Falsificaciones en la antigüedad.

Los falsificadores y por ende las falsificaciones han existido siempre.

         El más antiguo fraude de que se tiene noticia, lo descubrió Champollion en el siglo XIX, cuando estudiaba los jeroglíficos murales egipcios, al observar modificaciones en ellos a través de raspados o de otras alteraciones, en los cuales el faraón reinante mandaba borrar todas las huellas de derrotas anteriores o bien se apropiaban de las glorias de sus colegas precedentes.

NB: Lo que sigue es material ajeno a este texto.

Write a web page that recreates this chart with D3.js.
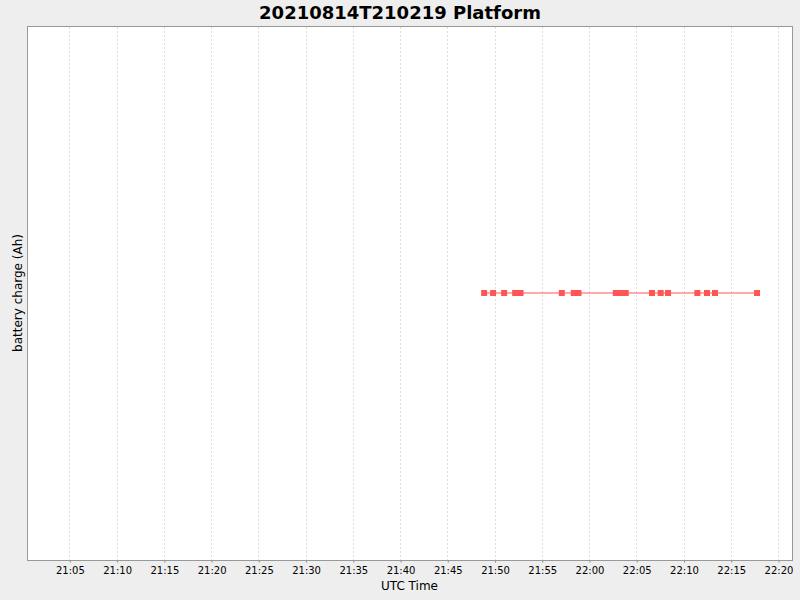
<!DOCTYPE html>
<html>
<head>
<meta charset="utf-8">
<script src="https://cdn.jsdelivr.net/npm/d3@7"></script>
<style>
  html, body { margin: 0; padding: 0; background: #EEEEEE; }
  svg { display: block; font-family: "DejaVu Sans", sans-serif; }
</style>
</head>
<body>
<svg id="chart" width="800" height="600"></svg>
<script>
const chartTitle = "20210814T210219 Platform";
const xAxisLabel = "UTC Time";
const yAxisLabel = "battery charge (Ah)";
const domainTimes = ["2021-08-14T21:00:31Z", "2021-08-14T22:21:29Z"];
const sampleTimes = [
  "2021-08-14T21:48:54Z", "2021-08-14T21:49:51Z", "2021-08-14T21:51:01Z",
  "2021-08-14T21:52:11Z", "2021-08-14T21:52:45Z", "2021-08-14T21:57:07Z",
  "2021-08-14T21:58:23Z", "2021-08-14T21:58:53Z", "2021-08-14T22:02:50Z",
  "2021-08-14T22:03:22Z", "2021-08-14T22:03:53Z", "2021-08-14T22:06:40Z",
  "2021-08-14T22:07:35Z", "2021-08-14T22:08:22Z", "2021-08-14T22:11:28Z",
  "2021-08-14T22:12:29Z", "2021-08-14T22:13:20Z", "2021-08-14T22:17:47Z"
];
const chargeValues = [0, 0, 0, 0, 0, 0, 0, 0, 0, 0, 0, 0, 0, 0, 0, 0, 0, 0];
const yDomain = [-1, 1];

const svg = d3.select("#chart");
const margin = { left: 27, top: 26, right: 8, bottom: 40 };
const W = 800, H = 600;
const pw = W - margin.left - margin.right; // 765
const ph = H - margin.top - margin.bottom; // 534

const data = sampleTimes.map((t, i) => ({ t: new Date(t), v: chargeValues[i] }));

const x = d3.scaleUtc().domain(domainTimes.map(d => new Date(d))).range([margin.left, margin.left + pw]);
const y = d3.scaleLinear().domain(yDomain).range([margin.top + ph, margin.top]);

// background plot
svg.append("rect").attr("x", margin.left + 0.5).attr("y", margin.top + 0.5)
  .attr("width", pw).attr("height", ph).attr("fill", "#FFFFFF");

const ticks = x.ticks(d3.utcMinute.every(5));

// gridlines
svg.append("g").selectAll("line").data(ticks).join("line")
  .attr("x1", d => Math.round(x(d)) + 0.5).attr("x2", d => Math.round(x(d)) + 0.5)
  .attr("y1", margin.top + 1).attr("y2", margin.top + ph)
  .attr("stroke", "#DDDDDD").attr("stroke-width", 1).attr("stroke-dasharray", "2,2");

// x axis
const xAxis = d3.axisBottom(x).tickValues(ticks).tickFormat(d3.utcFormat("%H:%M"))
  .tickSizeInner(2).tickSizeOuter(0).tickPadding(4);
const gx = svg.append("g").attr("transform", `translate(0.5,${margin.top + ph + 0.5})`).call(xAxis);
gx.select(".domain").remove();
gx.selectAll(".tick line").attr("stroke", "#888888");
gx.selectAll(".tick text").attr("font-size", 10).attr("fill", "#000").attr("font-family", "DejaVu Sans");

// plot border
svg.append("rect").attr("x", margin.left + 0.5).attr("y", margin.top + 0.5)
  .attr("width", pw).attr("height", ph).attr("fill", "none").attr("stroke", "#999999");

// line
const line = d3.line().x(d => x(d.t)).y(d => y(d.v));
svg.append("path").datum(data).attr("d", line)
  .attr("fill", "none").attr("stroke", "#FF5555").attr("stroke-width", 1);

// markers
svg.append("g").selectAll("rect").data(data).join("rect")
  .attr("x", d => x(d.t) - 3).attr("y", d => y(d.v) - 3)
  .attr("width", 6).attr("height", 6).attr("fill", "#FF5555");

// title
svg.append("text").attr("x", W / 2).attr("y", 18.5).attr("text-anchor", "middle")
  .attr("font-size", 18).attr("font-weight", "bold").attr("fill", "#000").text(chartTitle);

// axis labels
svg.append("text").attr("x", margin.left + pw / 2).attr("y", 590).attr("text-anchor", "middle")
  .attr("font-size", 12).attr("fill", "#000").text(xAxisLabel);
svg.append("text").attr("transform", `translate(22,${margin.top + ph / 2}) rotate(-90)`)
  .attr("text-anchor", "middle").attr("font-size", 12).attr("fill", "#000").text(yAxisLabel);
</script>
</body>
</html>
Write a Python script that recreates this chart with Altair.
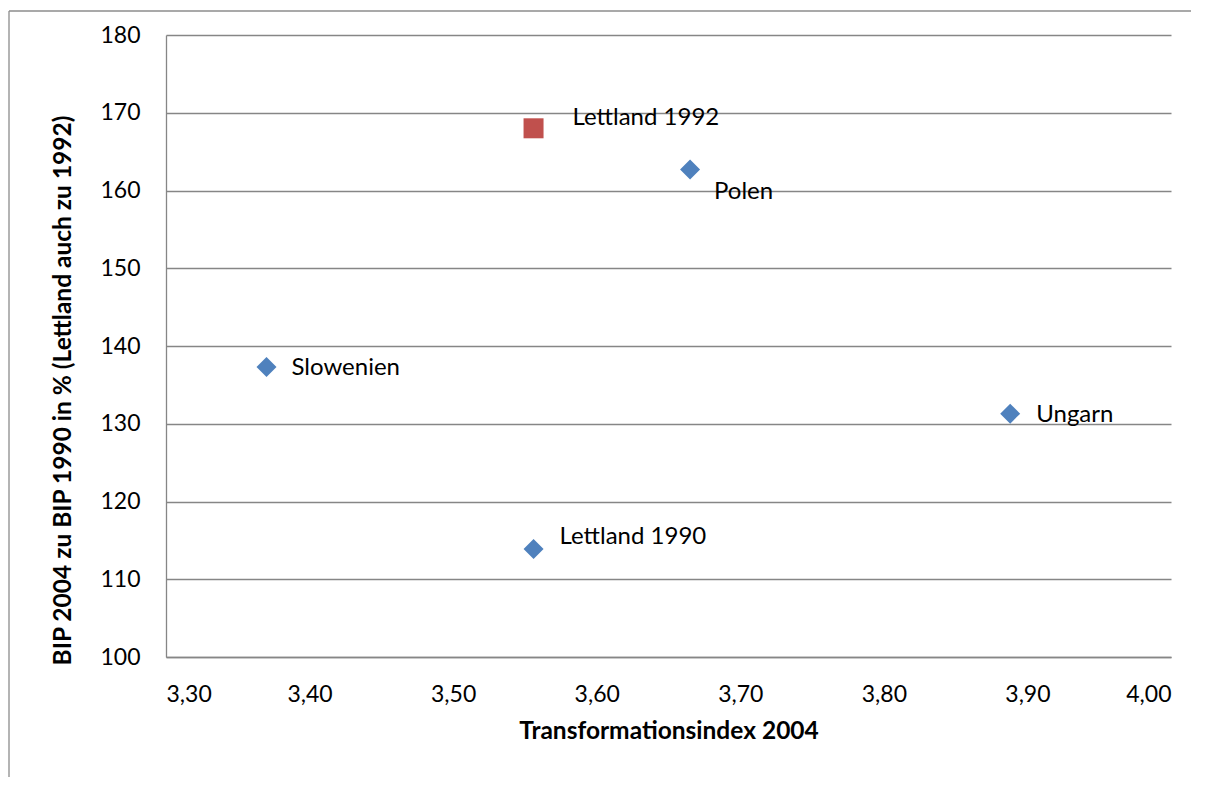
import altair as alt
import pandas as pd

# Data
countries = ["Lettland 1992", "Polen", "Slowenien", "Ungarn", "Lettland 1990"]
transformationsindex = [3.556, 3.665, 3.370, 3.888, 3.556]
bip_index = [168.0, 162.7, 137.3, 131.3, 113.9]
series = ["1992", "base", "base", "base", "base"]

x_ticks = [3.30, 3.40, 3.50, 3.60, 3.70, 3.80, 3.90, 4.00]
y_ticks = [100, 110, 120, 130, 140, 150, 160, 170, 180]

df = pd.DataFrame({
    "land": countries,
    "ti": transformationsindex,
    "bip": bip_index,
    "serie": series,
})

FONT = "Lato"
FS = 23
TFS = 24.5
LFS = 24
GRID = "#868686"

common_axis = dict(
    labelFont=FONT,
    labelFontSize=FS,
    labelColor="#000000",
    titleFont=FONT,
    titleFontSize=TFS,
    titleFontWeight="bold",
    titleColor="#000000",
    ticks=False,
    tickSize=0,
    labelPadding=26,
    domainColor=GRID,
    domainWidth=1.3,
)

x_enc = alt.X(
    "ti:Q",
    scale=alt.Scale(domain=[3.30, 4.00], nice=False, zero=False),
    axis=alt.Axis(
        title="Transformationsindex 2004",
        values=x_ticks,
        labelExpr="replace(format(datum.value, '.2f'), '.', ',')",
        grid=False,
        titlePadding=13,
        **common_axis,
    ),
)
y_enc = alt.Y(
    "bip:Q",
    scale=alt.Scale(domain=[100, 180], nice=False, zero=False),
    axis=alt.Axis(
        title="BIP 2004 zu BIP 1990 in % (Lettland auch zu 1992)",
        values=y_ticks,
        format="d",
        grid=True,
        gridColor=GRID,
        gridWidth=1.3,
        titlePadding=24,
        titleY=355,
        **common_axis,
    ),
)

base = alt.Chart(df)

points = base.mark_point(filled=True, opacity=1, strokeWidth=0).encode(
    x=x_enc,
    y=y_enc,
    shape=alt.Shape(
        "serie:N",
        scale=alt.Scale(domain=["base", "1992"], range=["diamond", "square"]),
        legend=None,
    ),
    color=alt.Color(
        "serie:N",
        scale=alt.Scale(domain=["base", "1992"], range=["#4F81BD", "#C0504D"]),
        legend=None,
    ),
    size=alt.value(400),
)

offsets = {
    "Lettland 1992": (39, -10),
    "Polen": (24, 22),
    "Slowenien": (25, 1),
    "Ungarn": (26, 1),
    "Lettland 1990": (26, -12),
}

labels = []
for name in countries:
    dx, dy = offsets[name]
    labels.append(
        base.transform_filter(alt.datum.land == name)
        .mark_text(align="left", baseline="middle", dx=dx, dy=dy,
                   font=FONT, fontSize=LFS, color="#000000")
        .encode(x="ti:Q", y="bip:Q", text="land:N")
    )

border_v = alt.Chart(pd.DataFrame({"k": [0]})).mark_rule(
    color="#8c8c8c", strokeWidth=1.3
).encode(x=alt.value(-157), y=alt.value(-24), y2=alt.value(750))
border_h = alt.Chart(pd.DataFrame({"k": [0]})).mark_rule(
    color="#8c8c8c", strokeWidth=1.3
).encode(x=alt.value(-157), x2=alt.value(1025), y=alt.value(-24))

chart = alt.layer(border_v, border_h, points, *labels).properties(
    width=1005,
    height=622,
    autosize=alt.AutoSizeParams(type="none"),
    padding={"left": 158, "top": 27, "right": 20, "bottom": 120},
).configure_view(
    stroke=None
)

chart.save("out.html", embed_options={"renderer": "svg", "actions": False})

Estas operaciones no sólo se descubrieron en murales sino también en monumentos conmemorativos de una primera victoria.

         Se sabe que los griegos clásicos ya tuvieron problemas con algunas raspaduras e interpolación de palabras en documentos, algunas veces meras piedras escritas, y que acudían a los augures para solucionarlos.

         Los primeros romanos también acudían a sus augures para este tipo de problemas.

         Fueron los romanos los primeros que contemplaron la necesidad de la protección jurídica de los documentos con respecto a las falsificaciones. Esto implica que la primera referencia histórica a este respecto se encuentra en el Derecho Romano en la “Lex Cornelia de Falsis” del año 78 aJc., relativa a la garantía de los testamentos, sonde existen disposiciones expresas sobre los signos de alteración (“signum adulterium” D-28,1).

Dentro de esta misma Lex Cornelia, la falsificación de documentos estaba considerada como “gravius et detestabilius homicidio et beneficio”.

         San Pablo (¿? – 66 DC) en una de sus epístolas ya decía que debía ser castigado “qui falsis instrumentis actism espistulis, rescripts scies dolo malo usus fuerit, paena falsis coercetur.”

Suetonio (69 -126 DC) en su libro “Vida de los doce Césares” cuenta que el emperador romano Tito (79 – 81 DC) fue lo suficientemente hábil como para ser considerado el mayor falsario de su tiempo.

         El escritor hispano nacido en Calahorra, Marco Fabio Quintiliano (42 – 120 DC), en el año 88, en su obra más importante “Institutio Oratoria”, recomienda las normas a seguir para descubrir las falsificaciones. No procede aquí hacer una biografía de Quintiliano, pero sí es necesario decir que fue el más grande escritor hispano de esta época.

         Del emperador romano Constantino I el Grande (306 – 337 DC) se sabe que necesitó de los trabajos de expertos en escritura en varios asuntos de falsificaciones.

         Procopio (historiador bizantino del siglo VI), relata que Prisco de Emese, sólo fue descubierto en sus falsificaciones por su propia confesión.

         En el año 539, el emperador bizantino Justiniano en su novela 73 (las “novelas” de Justiniano son los edictos o constituciones de este emperador posteriores a su famoso código “Digesto” publicado en el año 534) hace mención a un error judicial cometido por expertos en falsificaciones.

         En su novela 44, capítulo II recomienda algunas precauciones a fin de “nom ocasionem quibusdam falsitatem committere.”

         El mismo Justiniano en su novela 49 negaba que se pudiera determinar una conclusión judicial únicamente por el examen de una prueba escrita y da medidas para asegurar la autenticidad de las piezas de comparación.

         En el derecho germánico nos encontramos en el artículo 112 de la Constitución Criminal Carolina, la tutela penal de algunos documentos.

         En el derecho italiano medieval antiguo, el delito de falsificación pierde importancia porque entra en vigor el principio “dignior est vox viva testium quam vox mortua instrumentorum.”

         El Fuero Juzgo (Código principal de los visigodos, publicado en el año 654) en el Libro VII, dedica el Título V “a los que falsean escritos” y el Título VI “a los que falsean metales”.

         Tenemos un buen ejemplo de falsificación en España en las Decretales de San Isidoro (fechadas en el año 850). No debemos confundir este San Isidoro, mártir voluntario ante los árabes, que fue decapitado en el año 856, con el más famoso San Isidoro, arzobispo de Sevilla desde el año 599.